Worried about the festive period this year? Our columnist Charlotte reveals her top tips for bringing joy to the season
Most of us will no doubt be glad to see the back of 2020… it’s been quite a year, hasn’t it? As we head into the Christmas season, the current situation means many of us may not be able to celebrate in the way we’d like. It’s been a tough year for all sorts of reasons, some have suffered loss, some ill health, and there are those who have lost jobs, and others who have been crippled under the weight of fear and anxiety.
But at Christmas, let’s try to lift our spirits whatever the circumstances, look on the bright side and make the best of what we have. The thing to cherish at this time of the year is those we love, our family and friends. We may not be able to have the big celebrations we would usually enjoy, or the stream of Christmas parties, but we can make sure we catch up with those who mean a lot to us, whether in smaller get-togethers or in the virtual world. The Christmas season is likely to be spread out this year, so make the most of having the time to reconnect, to catch up with people you haven’t seen for a while, and refresh your friendships.
It’s also a time to look ahead, as we approach the new year. Here’s hoping it will be a brighter one than the one we’re leaving behind. And to help you make the most of this time, try to reclaim the magic of Christmas, and focus on what you need to help you feel better right now.

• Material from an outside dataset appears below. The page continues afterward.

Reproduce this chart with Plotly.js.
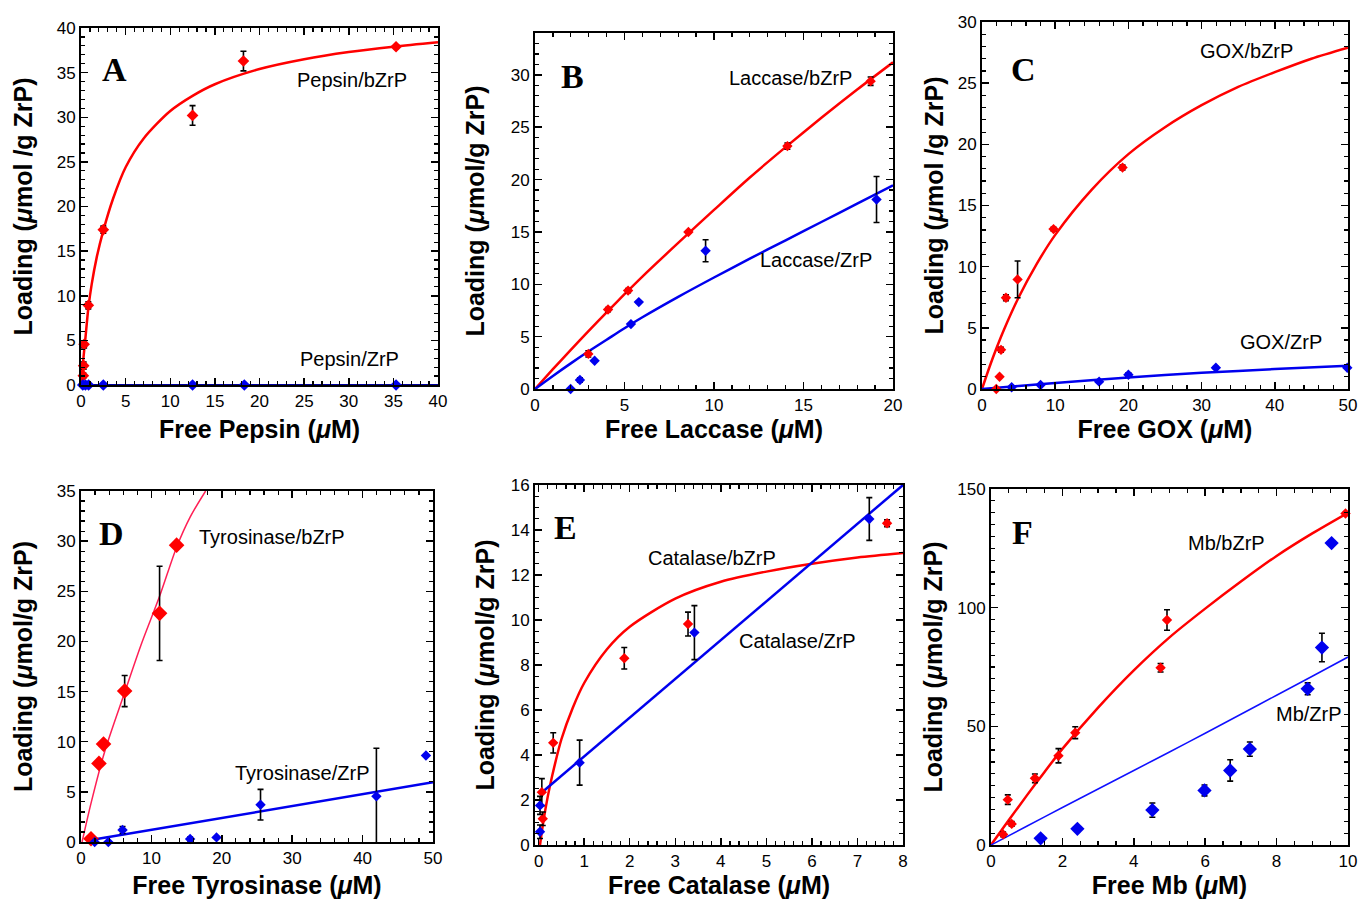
<!DOCTYPE html>
<html>
<head>
<meta charset="utf-8">
<script src="https://cdn.plot.ly/plotly-3.0.1.min.js"></script>
<style>html,body{margin:0;padding:0;background:#fff;}#chart{width:1359px;height:899px;}</style>
</head>
<body>
<div id="chart"></div>
<script>
// ---------- Panel A: Pepsin ----------
const pepsinBzrpX = [0.26, 0.3, 0.35, 0.82, 2.5, 12.5, 18.2, 35.3];
const pepsinBzrpY = [1.05, 2.17, 4.56, 8.93, 17.4, 30.2, 36.3, 37.9];
const pepsinBzrpErr = [0.3, 0.4, 0.4, 0.4, 0.4, 1.1, 1.1, 0.2];
const pepsinZrpX = [0.2, 0.5, 0.85, 2.5, 12.5, 18.3, 35.3];
const pepsinZrpY = [0, 0, 0, 0, 0, 0, 0];
const pepsinFitBX = [0, 0.25, 0.5, 0.82, 1.2, 1.76, 2.5, 3.6, 5, 7, 10, 12.5, 15, 20, 25, 30, 35, 40];
const pepsinFitBY = [0, 2.8, 5.3, 8.6, 11.3, 14.3, 17.3, 20.9, 24.4, 27.6, 30.7, 32.4, 33.7, 35.4, 36.5, 37.3, 37.9, 38.4];
const pepsinFitZX = [0, 40];
const pepsinFitZY = [0, 0];

// ---------- Panel B: Laccase ----------
const laccaseBzrpX = [2.98, 4.08, 5.2, 8.57, 14.1, 18.75];
const laccaseBzrpY = [3.35, 7.59, 9.4, 15.0, 23.2, 29.4];
const laccaseBzrpErr = [0.3, 0.2, 0.2, 0.1, 0.3, 0.4];
const laccaseZrpX = [1.99, 2.51, 3.33, 5.36, 5.8, 9.53, 19.08];
const laccaseZrpY = [0, 0.86, 2.7, 6.2, 8.3, 13.2, 18.1];
const laccaseZrpErr = [0, 0.2, 0, 0, 0.1, 1.05, 2.2];
const laccaseFitBX = [0, 1, 2, 3, 4, 5, 6, 8, 10, 12, 14, 16, 18, 20];
const laccaseFitBY = [0, 1.89, 3.74, 5.55, 7.32, 9.05, 10.74, 13.95, 17.1, 20.2, 23.1, 25.9, 28.6, 31.2];
const laccaseFitZX = [0, 1, 2, 3, 4, 5, 6, 8, 10, 12, 14, 16, 18, 20];
const laccaseFitZY = [0, 1.25, 2.45, 3.6, 4.7, 5.8, 6.85, 8.8, 10.65, 12.45, 14.2, 15.95, 17.7, 19.45];

// ---------- Panel C: GOX ----------
const goxBzrpX = [1.95, 2.4, 2.6, 3.27, 4.86, 9.77, 19.2];
const goxBzrpY = [0, 1.0, 3.2, 7.46, 8.96, 13.07, 18.1];
const goxBzrpErr = [0, 0, 0.2, 0.25, 1.5, 0.15, 0.2];
const goxZrpX = [4.05, 8.0, 16, 20, 31.95, 49.9];
const goxZrpY = [0.14, 0.33, 0.6, 1.17, 1.74, 1.74];
const goxZrpErr = [0, 0, 0, 0.15, 0.1, 0];
const goxFitBX = [0, 1, 2, 3, 5, 7.5, 10, 15, 20, 25, 30, 35, 40, 45, 50];
const goxFitBY = [0, 1.76, 3.37, 4.85, 7.48, 10.25, 12.6, 16.3, 19.2, 21.4, 23.2, 24.7, 25.9, 27.0, 27.9];
const goxFitZX = [0, 5, 10, 20, 30, 40, 50];
const goxFitZY = [0, 0.25, 0.5, 0.95, 1.32, 1.63, 1.9];

// ---------- Panel D: Tyrosinase ----------
const tyrBzrpX = [1.42, 2.55, 3.2, 6.2, 11.16, 13.58];
const tyrBzrpY = [0.33, 7.84, 9.76, 15.05, 22.8, 29.6];
const tyrBzrpErr = [0.2, 0.3, 0, 1.55, 4.7, 0];
const tyrZrpX = [1.94, 3.88, 5.9, 15.5, 19.25, 25.5, 41.96, 49.0];
const tyrZrpY = [0, 0, 1.2, 0.3, 0.46, 3.72, 4.55, 8.63];
const tyrZrpErr = [0, 0, 0.35, 0.2, 0, 1.53, 4.8, 0];
const tyrFitBX = [0.15, 1.47, 3.36, 6.2, 8.5, 11.16, 13.58, 15.5, 17.7];
const tyrFitBY = [0, 4.0, 9.0, 14.9, 19.6, 24.5, 29.4, 32.4, 35];
const tyrFitZX = [1.4, 50];
const tyrFitZY = [0.2, 5.95];

// ---------- Panel E: Catalase ----------
const catBzrpX = [0.09, 0.07, 0.32, 1.88, 3.28, 7.65];
const catBzrpY = [1.17, 2.35, 4.54, 8.3, 9.82, 14.3];
const catBzrpErr = [0.3, 0.6, 0.45, 0.48, 0.53, 0.15];
const catZrpX = [0.03, 0.03, 0.9, 3.42, 7.26];
const catZrpY = [0.59, 1.76, 3.66, 9.44, 14.49];
const catZrpErr = [0.3, 0.4, 1.0, 1.2, 0.95];
const catFitBX = [0.03, 0.1, 0.2, 0.3, 0.5, 0.75, 1, 1.5, 2, 3, 4, 5, 6, 7, 8];
const catFitBY = [0, 1.0, 2.15, 3.1, 4.7, 6.1, 7.2, 8.7, 9.7, 10.95, 11.7, 12.15, 12.5, 12.78, 12.98];
const catFitZX = [0.05, 8];
const catFitZY = [2.3, 16];

// ---------- Panel F: Mb ----------
const mbBzrpX = [0.34, 0.47, 0.58, 1.23, 1.89, 2.36, 4.75, 4.93, 9.93];
const mbBzrpY = [4.47, 19.1, 8.9, 28.1, 37.6, 47.3, 74.7, 94.8, 139.7];
const mbBzrpErr = [1, 2, 1, 1.8, 3, 2.5, 1.8, 4.3, 0];
const mbZrpX = [1.39, 2.42, 4.52, 5.98, 6.7, 7.25, 8.87, 9.27, 9.54];
const mbZrpY = [2.8, 6.8, 14.7, 23.0, 31.4, 40.4, 65.8, 83.2, 127.2];
const mbZrpErr = [0, 0, 3, 2.3, 4.5, 3, 2.5, 6, 0];
const mbFitBX = [0, 0.5, 1, 1.5, 2, 3, 4, 5, 6, 7, 8, 9, 10];
const mbFitBY = [0, 10.5, 20.8, 30.8, 40.5, 57.9, 73.6, 87.5, 99.6, 111, 121.8, 131.3, 140];
const mbFitZX = [0, 1, 2, 3, 4, 5, 6, 7, 8, 9, 10];
const mbFitZY = [0, 7.9, 15.8, 23.6, 31.4, 39.2, 47.1, 55.1, 63.1, 71.1, 79.2];

// ---------- Labels ----------
const panelLetters = ['A', 'B', 'C', 'D', 'E', 'F'];
const xTitles = ['Free Pepsin', 'Free Laccase', 'Free GOX', 'Free Tyrosinase', 'Free Catalase', 'Free Mb'];
const yTitles = ['Loading (<i>μ</i>mol /g ZrP)', 'Loading (<i>μ</i>mol/g ZrP)', 'Loading (<i>μ</i>mol /g ZrP)',
                 'Loading (<i>μ</i>mol/g ZrP)', 'Loading (<i>μ</i>mol/g ZrP)', 'Loading (<i>μ</i>mol/g ZrP)'];
const seriesLabels = [
  ['Pepsin/bZrP', 'Pepsin/ZrP'],
  ['Laccase/bZrP', 'Laccase/ZrP'],
  ['GOX/bZrP', 'GOX/ZrP'],
  ['Tyrosinase/bZrP', 'Tyrosinase/ZrP'],
  ['Catalase/bZrP', 'Catalase/ZrP'],
  ['Mb/bZrP', 'Mb/ZrP']
];

const RED = '#ff0000', BLUE = '#0000ee';
const traces = [];
function fit(x, y, color, width, n) {
  traces.push({x: x, y: y, type: 'scatter', mode: 'lines', line: {color: color, width: width, shape: 'spline', smoothing: 0.8},
    xaxis: 'x' + (n > 1 ? n : ''), yaxis: 'y' + (n > 1 ? n : ''), hoverinfo: 'skip', cliponaxis: true});
}
function pts(x, y, err, color, size, n) {
  const t = {x: x, y: y, type: 'scatter', mode: 'markers', marker: {symbol: 'diamond', color: color, size: size, line: {width: 0}},
    xaxis: 'x' + (n > 1 ? n : ''), yaxis: 'y' + (n > 1 ? n : ''), hoverinfo: 'skip', cliponaxis: false};
  if (err) t.error_y = {type: 'data', array: err, visible: true, color: '#000', thickness: 1.6, width: 3};
  traces.push(t);
}

// A
fit(pepsinFitZX, pepsinFitZY, '#000099', 2, 1);
fit(pepsinFitBX, pepsinFitBY, RED, 2.5, 1);
pts(pepsinBzrpX, pepsinBzrpY, pepsinBzrpErr, RED, 9, 1);
pts(pepsinZrpX, pepsinZrpY, null, BLUE, 9, 1);
// B
fit(laccaseFitBX, laccaseFitBY, RED, 2.5, 2);
fit(laccaseFitZX, laccaseFitZY, BLUE, 2.5, 2);
pts(laccaseBzrpX, laccaseBzrpY, laccaseBzrpErr, RED, 8, 2);
pts(laccaseZrpX, laccaseZrpY, laccaseZrpErr, BLUE, 8, 2);
// C
fit(goxFitBX, goxFitBY, RED, 2.5, 3);
fit(goxFitZX, goxFitZY, BLUE, 2.5, 3);
pts(goxBzrpX, goxBzrpY, goxBzrpErr, RED, 8, 3);
pts(goxZrpX, goxZrpY, goxZrpErr, BLUE, 8, 3);
// D
fit(tyrFitBX, tyrFitBY, '#ff1f55', 1.5, 4);
fit(tyrFitZX, tyrFitZY, BLUE, 2.5, 4);
pts(tyrBzrpX, tyrBzrpY, tyrBzrpErr, RED, 12, 4);
pts(tyrZrpX, tyrZrpY, tyrZrpErr, BLUE, 8, 4);
// E
fit(catFitBX, catFitBY, RED, 2.5, 5);
fit(catFitZX, catFitZY, BLUE, 2.5, 5);
pts(catBzrpX, catBzrpY, catBzrpErr, RED, 8, 5);
pts(catZrpX, catZrpY, catZrpErr, BLUE, 8, 5);
// F
fit(mbFitBX, mbFitBY, RED, 2.5, 6);
fit(mbFitZX, mbFitZY, '#1010ff', 1.5, 6);
pts(mbBzrpX, mbBzrpY, mbBzrpErr, RED, 8, 6);
pts(mbZrpX, mbZrpY, mbZrpErr, BLUE, 11, 6);

// ---------- Layout ----------
const W = 1359, H = 899;
// pixel boxes [left, right, top, bottom]
const boxes = [[81, 438, 28, 385], [535, 893, 33, 389], [982, 1348, 22, 389],
               [81, 433, 491, 842], [535, 903, 485, 845], [991, 1348, 489, 845]];
const xRanges = [[0, 40], [0, 20], [0, 50], [0, 50], [-0.08, 8], [0, 10]];
const yRanges = [[0, 40], [0, 34], [0, 30], [0, 35], [0, 16], [0, 150]];
const xDt = [5, 5, 10, 10, 1, 2], xMinor = [1, 1, 2, 2, 0.2, 0.5];
const yDt = [5, 5, 5, 5, 2, 50], yMinor = [1, 1, 1, 1, 0.5, 5];
const xStand = [10, 4, 4, 10, 4, 4];
const yStand = [17, 19, 7, 17, 9, 7];

const FONT = 'Liberation Sans, Arial, Helvetica, sans-serif';
const layout = {
  width: W, height: H, margin: {l: 0, r: 0, t: 0, b: 0}, paper_bgcolor: '#fff', plot_bgcolor: '#fff',
  showlegend: false, hovermode: false, font: {family: FONT, color: '#000'}, annotations: []
};
function axisBase() {
  return {showline: true, linewidth: 2, linecolor: '#000', mirror: 'ticks', ticks: 'inside', ticklen: 7, tickwidth: 1.5,
    tickcolor: '#000', showgrid: false, zeroline: false, fixedrange: true, automargin: false, ticklabeloverflow: 'allow',
    tickfont: {family: FONT, size: 17, color: '#000'}};
}
for (let i = 0; i < 6; i++) {
  const n = i + 1, s = n > 1 ? n : '';
  const b = boxes[i];
  const xa = axisBase(), ya = axisBase();
  xa.domain = [b[0] / W, b[1] / W];
  ya.domain = [1 - b[3] / H, 1 - b[2] / H];
  xa.range = xRanges[i]; ya.range = yRanges[i];
  xa.tick0 = 0; xa.dtick = xDt[i]; ya.tick0 = 0; ya.dtick = yDt[i];
  xa.minor = {ticks: 'inside', ticklen: 4, tickwidth: 1.2, tickcolor: '#000', dtick: xMinor[i], tick0: 0, showgrid: false};
  ya.minor = {ticks: 'inside', ticklen: 4, tickwidth: 1.2, tickcolor: '#000', dtick: yMinor[i], tick0: 0, showgrid: false};
  xa.anchor = 'y' + s; ya.anchor = 'x' + s;
  xa.title = {text: '<b>' + xTitles[i] + ' (<i>μ</i>M)</b>', font: {family: FONT, size: 25, color: '#000'}, standoff: xStand[i]};
  ya.title = {text: '<b>' + yTitles[i] + '</b>', font: {family: FONT, size: 25, color: '#000'}, standoff: yStand[i]};
  layout['xaxis' + s] = xa;
  layout['yaxis' + s] = ya;
}

// annotation positions (data coords)
const letterPos = [[3.8, 35.3], [2.07, 29.8], [5.7, 26.1], [4.3, 30.8], [0.6, 14.1], [0.89, 131.5]];
const labelPos = [
  [[30.4, 34.2], [30.1, 2.9]],
  [[14.25, 29.7], [15.7, 12.3]],
  [[36.1, 27.6], [40.8, 3.85]],
  [[27.1, 30.4], [31.4, 6.9]],
  [[3.8, 12.74], [5.69, 9.08]],
  [[6.6, 127.4], [8.91, 55.3]]
];
for (let i = 0; i < 6; i++) {
  const s = i > 0 ? (i + 1) : '';
  layout.annotations.push({text: '<b>' + panelLetters[i] + '</b>', x: letterPos[i][0], y: letterPos[i][1], xref: 'x' + s, yref: 'y' + s,
    showarrow: false, font: {family: 'Liberation Serif, Times New Roman, serif', size: 34, color: '#000'}});
  for (let j = 0; j < 2; j++) {
    layout.annotations.push({text: seriesLabels[i][j], x: labelPos[i][j][0], y: labelPos[i][j][1], xref: 'x' + s, yref: 'y' + s,
      showarrow: false, font: {family: FONT, size: 20, color: '#000'}});
  }
}

Plotly.newPlot('chart', traces, layout, {staticPlot: true, displayModeBar: false});
</script>
</body>
</html>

Think about your health – boost your nutrition. Exercise outdoors to put a spring in your step. Try a vitamin D supplement in the absence of sunshine. And don’t forget some ‘me-time’. Schedule in time for those things that will make you feel better, whether it’s a long bath, reading a book, getting out into nature, or indulging in simply what the Dutch call ‘Niksen’ – doing nothing. Just sitting and daydreaming is good for you, believe it or not!
Here are my top tips for putting a spring in your step this Christmas season:
1. Keep active to help feel your best. If you’re working from home, make sure you take regular breaks and get outside whenever you can to clear your head. Research has found people who spend time in the garden are more likely to have better health and wellbeing than those who don’t. Head to a local park if you don’t have a garden of your own.
2. Keep hydrated – even mild dehydration can affect mood and energy levels. Track your daily intake or fill up bottles at the beginning of the day, then you know what you’re aiming for. In one study, it was shown that drinking a 500ml glass of water regularly before mealtimes helped people lose weight.
3. It’s easy to tuck ourselves away, particularly with the situation we’re all in at the moment. But make sure you regularly catch up with people, and schedule in things to look forward to. We may not have holidays planned as usual but try to make time for things that will offer some light at the end of the tunnel.
4. Don’t forget the ‘me-time’. Carve out some time for those small things that will make you feel a little bit better, or at least allow you to recharge your batteries.
5. Lastly, if all else fails, do nothing! According to the Dutch, this is the secret to managing stress and burnout. Sit and take in your surroundings, listen to music and look out of the window. Reset your mind and quite often that’s the moment when a new idea or solution will pop into your head! I hope you have a wonderful and peaceful Christmas.